§ YOUR GOAL: Can you transcribe the data exactly? Leave the pictures out.

§ GIVEN DATA:
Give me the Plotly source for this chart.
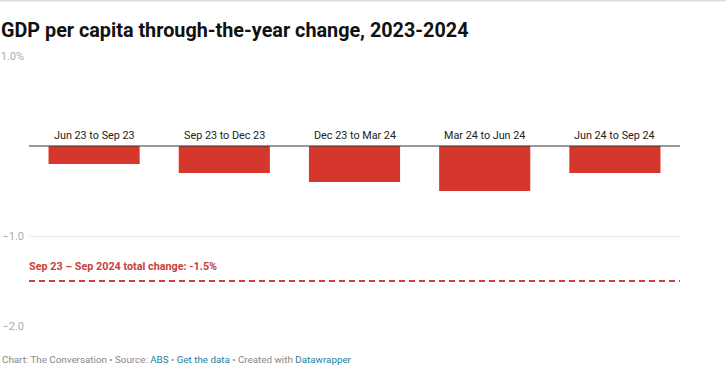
import plotly.graph_objects as go

categories = ["Jun 23 to Sep 23", "Sep 23 to Dec 23", "Dec 23 to Mar 24", "Mar 24 to Jun 24", "Jun 24 to Sep 24"]
values = [-0.2, -0.3, -0.4, -0.5, -0.3]
total_change = -1.5
tick_vals = [1.0, -1.0, -2.0]
tick_text = ["1.0%", "\u22121.0", "\u22122.0"]

W, H = 726, 380
ML, MR, MT, MB = 29, 46, 56, 54
plot_h = H - MT - MB
plot_w = W - ML - MR

fig = go.Figure()
fig.add_trace(go.Bar(
    x=list(range(len(categories))), y=values,
    marker=dict(color="#d5372c", line=dict(width=0)),
    hoverinfo="skip", showlegend=False,
))

# dashed total line
fig.add_shape(type="line", xref="paper", yref="y", x0=0, x1=1, y0=total_change, y1=total_change,
              line=dict(color="#c8413a", width=2, dash="6px,4px"))
# zero line
fig.add_shape(type="line", xref="paper", yref="y", x0=0, x1=1, y0=0, y1=0,
              line=dict(color="#333333", width=1))
# top border
top_paper = 1 + (MT - 0.5) / plot_h
fig.add_shape(type="line", xref="paper", yref="paper", x0=-ML / plot_w, x1=1 + MR / plot_w,
              y0=top_paper, y1=top_paper, line=dict(color="#dddddd", width=2))

annotations = []
for i, c in enumerate(categories):
    annotations.append(dict(x=i, y=0, xref="x", yref="y", text=c, showarrow=False,
                            yanchor="bottom", yshift=2, font=dict(family="Roboto", size=10.8, color="#222222")))

annotations.append(dict(x=0, y=total_change, xref="paper", yref="y", text="<b>Sep 23 \u2013 Sep 2024 total change: -1.5%</b>",
                        showarrow=False, xanchor="left", yanchor="bottom", yshift=6, xshift=-2,
                        font=dict(family="Roboto", size=10.8, color="#c8413a")))

annotations.append(dict(x=0, y=0, xref="paper", yref="paper", text="<b>GDP per capita through-the-year change, 2023-2024</b>",
                        showarrow=False, xanchor="left", yanchor="middle", xshift=-ML - 1, yshift=plot_h + MT - 30,
                        font=dict(family="Roboto", size=19.8, color="#111111")))

link = "#1d81a2"
footer = ("Chart: The Conversation \u2022 Source: <span style='color:%s'>ABS</span> \u2022 "
          "<span style='color:%s'>Get the data</span> \u2022 Created with <span style='color:%s'>Datawrapper</span>") % (link, link, link)
annotations.append(dict(x=0, y=0, xref="paper", yref="paper", text=footer,
                        showarrow=False, xanchor="left", yanchor="middle", xshift=-ML, yshift=-(359 - (H - MB)),
                        font=dict(family="Roboto", size=9.8, color="#888888")))

fig.update_layout(
    width=W, height=H,
    margin=dict(l=ML, r=MR, t=MT, b=MB, pad=0, autoexpand=False),
    paper_bgcolor="white", plot_bgcolor="white",
    bargap=0.3,
    annotations=annotations,
    xaxis=dict(range=[-0.5, len(categories) - 0.5], showticklabels=False, showgrid=False,
               zeroline=False, showline=False, fixedrange=True, automargin=False),
    yaxis=dict(range=[-2, 1], tickvals=tick_vals, ticktext=tick_text, showgrid=True,
               gridcolor="#e6e6e6", gridwidth=1, zeroline=False, showline=False, ticks="",
               ticklabelstandoff=4, automargin=False,
               tickfont=dict(family="Roboto", size=11, color="#aaaaaa"), fixedrange=True),
    font=dict(family="Roboto"),
)

fig.write_html("out.html", config={"displayModeBar": False},
               post_script="document.body.style.margin='0';document.body.style.padding='0';")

§ FINISHED EXERCISE:
Give me the Plotly source for this chart.
import plotly.graph_objects as go

categories = ["Jun 23 to Sep 23", "Sep 23 to Dec 23", "Dec 23 to Mar 24", "Mar 24 to Jun 24", "Jun 24 to Sep 24"]
values = [-0.2, -0.3, -0.4, -0.5, -0.3]
total_change = -1.5
tick_vals = [1.0, -1.0, -2.0]
tick_text = ["1.0%", "\u22121.0", "\u22122.0"]

W, H = 726, 380
ML, MR, MT, MB = 29, 46, 56, 54
plot_h = H - MT - MB
plot_w = W - ML - MR

fig = go.Figure()
fig.add_trace(go.Bar(
    x=list(range(len(categories))), y=values,
    marker=dict(color="#d5372c", line=dict(width=0)),
    hoverinfo="skip", showlegend=False,
))

# dashed total line
fig.add_shape(type="line", xref="paper", yref="y", x0=0, x1=1, y0=total_change, y1=total_change,
              line=dict(color="#c8413a", width=2, dash="6px,4px"))
# zero line
fig.add_shape(type="line", xref="paper", yref="y", x0=0, x1=1, y0=0, y1=0,
              line=dict(color="#333333", width=1))
# top border
top_paper = 1 + (MT - 0.5) / plot_h
fig.add_shape(type="line", xref="paper", yref="paper", x0=-ML / plot_w, x1=1 + MR / plot_w,
              y0=top_paper, y1=top_paper, line=dict(color="#dddddd", width=2))

annotations = []
for i, c in enumerate(categories):
    annotations.append(dict(x=i, y=0, xref="x", yref="y", text=c, showarrow=False,
                            yanchor="bottom", yshift=2, font=dict(family="Roboto", size=10.8, color="#222222")))

annotations.append(dict(x=0, y=total_change, xref="paper", yref="y", text="<b>Sep 23 \u2013 Sep 2024 total change: -1.5%</b>",
                        showarrow=False, xanchor="left", yanchor="bottom", yshift=6, xshift=-2,
                        font=dict(family="Roboto", size=10.8, color="#c8413a")))

annotations.append(dict(x=0, y=0, xref="paper", yref="paper", text="<b>GDP per capita through-the-year change, 2023-2024</b>",
                        showarrow=False, xanchor="left", yanchor="middle", xshift=-ML - 1, yshift=plot_h + MT - 30,
                        font=dict(family="Roboto", size=19.8, color="#111111")))

link = "#1d81a2"
footer = ("Chart: The Conversation \u2022 Source: <span style='color:%s'>ABS</span> \u2022 "
          "<span style='color:%s'>Get the data</span> \u2022 Created with <span style='color:%s'>Datawrapper</span>") % (link, link, link)
annotations.append(dict(x=0, y=0, xref="paper", yref="paper", text=footer,
                        showarrow=False, xanchor="left", yanchor="middle", xshift=-ML, yshift=-(359 - (H - MB)),
                        font=dict(family="Roboto", size=9.8, color="#888888")))

fig.update_layout(
    width=W, height=H,
    margin=dict(l=ML, r=MR, t=MT, b=MB, pad=0, autoexpand=False),
    paper_bgcolor="white", plot_bgcolor="white",
    bargap=0.3,
    annotations=annotations,
    xaxis=dict(range=[-0.5, len(categories) - 0.5], showticklabels=False, showgrid=False,
               zeroline=False, showline=False, fixedrange=True, automargin=False),
    yaxis=dict(range=[-2, 1], tickvals=tick_vals, ticktext=tick_text, showgrid=True,
               gridcolor="#e6e6e6", gridwidth=1, zeroline=False, showline=False, ticks="",
               ticklabelstandoff=4, automargin=False,
               tickfont=dict(family="Roboto", size=11, color="#aaaaaa"), fixedrange=True),
    font=dict(family="Roboto"),
)

fig.write_html("out.html", config={"displayModeBar": False},
               post_script="document.body.style.margin='0';document.body.style.padding='0';")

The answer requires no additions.